Sebagai respons atas tantangan tersebut, BMKG bersama Kolaborasi Riset dan Inovasi Industri Kecerdasan Artifisial (KORIKA), Kementerian Kesehatan, dan sejumlah mitra internasional seperti IMACS dan Mohamed bin Zayed University of Artificial Intelligence (MBZUAI), tengah mengembangkan sistem peringatan dini multi-bahaya berbasis kecerdasan buatan (AI).
“Sistem ini dirancang tidak hanya untuk mendeteksi potensi bencana alam seperti gempa dan tsunami, tetapi juga untuk memantau dan memprediksi lonjakan penyakit yang dipengaruhi oleh faktor iklim,” jelas Dwikorita.
Dengan teknologi yang ada, BMKG kini mampu memprediksi musim hingga enam bulan ke depan dengan akurasi 85 persen. Dukungan AI diharapkan dapat meningkatkan presisi prediksi tersebut hingga ke tingkat desa.
Salah satu inisiatif konkret yang telah diterapkan adalah platform DBDKlim, yang memberikan peringatan dini terhadap potensi lonjakan kasus demam berdarah. Program ini telah digunakan di Jakarta dan Bali, mendorong pemerintah daerah untuk melakukan aksi preventif seperti fogging dan pemberantasan sarang nyamuk secara tepat waktu.
Menghadapi musim kemarau yang akan datang, BMKG juga mengingatkan masyarakat akan potensi peningkatan suhu dan memburuknya kualitas udara.
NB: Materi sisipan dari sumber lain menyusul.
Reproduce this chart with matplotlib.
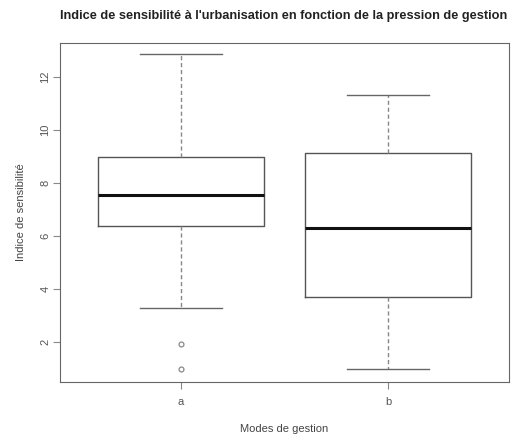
import numpy as np
import matplotlib.pyplot as plt

# values (R-style boxplot)
groups = ["a", "b"]
whislo = [3.28, 0.98]
q1 = [6.38, 3.70]
med = [7.55, 6.30]
q3 = [8.98, 9.13]
whishi = [12.87, 11.32]
fliers = [[1.92, 0.98], []]

plt.rcParams['font.family'] = ['Liberation Sans', 'DejaVu Sans']

stats = []
for i in range(len(groups)):
    stats.append(dict(label=groups[i], whislo=whislo[i], q1=q1[i], med=med[i],
                      q3=q3[i], whishi=whishi[i], fliers=fliers[i]))

fig = plt.figure(figsize=(5.11, 4.37), dpi=100)
ax = fig.add_axes([60/511, 55/437, 449/511, 339/437])

ax.bxp(stats, positions=[1, 2], widths=0.8, capwidths=0.4,
       boxprops=dict(color="#555555", linewidth=1.0),
       medianprops=dict(color="#111111", linewidth=2.2),
       whiskerprops=dict(color="#888888", linewidth=1.0, linestyle=(0, (3, 2))),
       capprops=dict(color="#666666", linewidth=1.0),
       flierprops=dict(marker="o", markersize=3.5, markerfacecolor="none",
                       markeredgecolor="#888888", markeredgewidth=0.9))

ax.set_xlim(0.415, 2.585)
ax.set_ylim(0.49, 13.28)
ax.set_yticks([2, 4, 6, 8, 10, 12])
ax.set_xticks([1, 2])
ax.set_xticklabels(groups)
for s in ax.spines.values():
    s.set_color("#666666")
ax.tick_params(colors="#888888", labelcolor="#555555", labelsize=8, length=5)
ax.tick_params(axis="y", pad=2)
ax.tick_params(axis="x", pad=6)
plt.setp(ax.get_yticklabels(), rotation=90, va="center")
ax.set_ylabel("Indice de sensibilité", fontsize=8, color="#444444", labelpad=10)
ax.set_xlabel("Modes de gestion", fontsize=8, color="#444444", labelpad=12)
fig.text(284/511, 1 - 16/437, "Indice de sensibilité à l'urbanisation en fonction de la pression de gestion",
         ha="center", va="center", fontsize=9.2, fontweight="bold", color="#222222")

plt.savefig("out.png", dpi=100)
BMKG kini menyediakan pemantauan kualitas udara secara real-time melalui aplikasi Info BMKG, guna membantu masyarakat mengambil langkah mitigasi lebih awal.
Dwikorita menegaskan bahwa menghadapi krisis iklim memerlukan kerja sama lintas sektor dan pemangku kepentingan.
“Kita sedang berpacu dengan waktu. Semakin cepat kita bertindak, semakin besar peluang kita menyelamatkan masyarakat dari dampak paling buruk perubahan iklim. Kolaborasi adalah satu-satunya jalan,” tegasnya.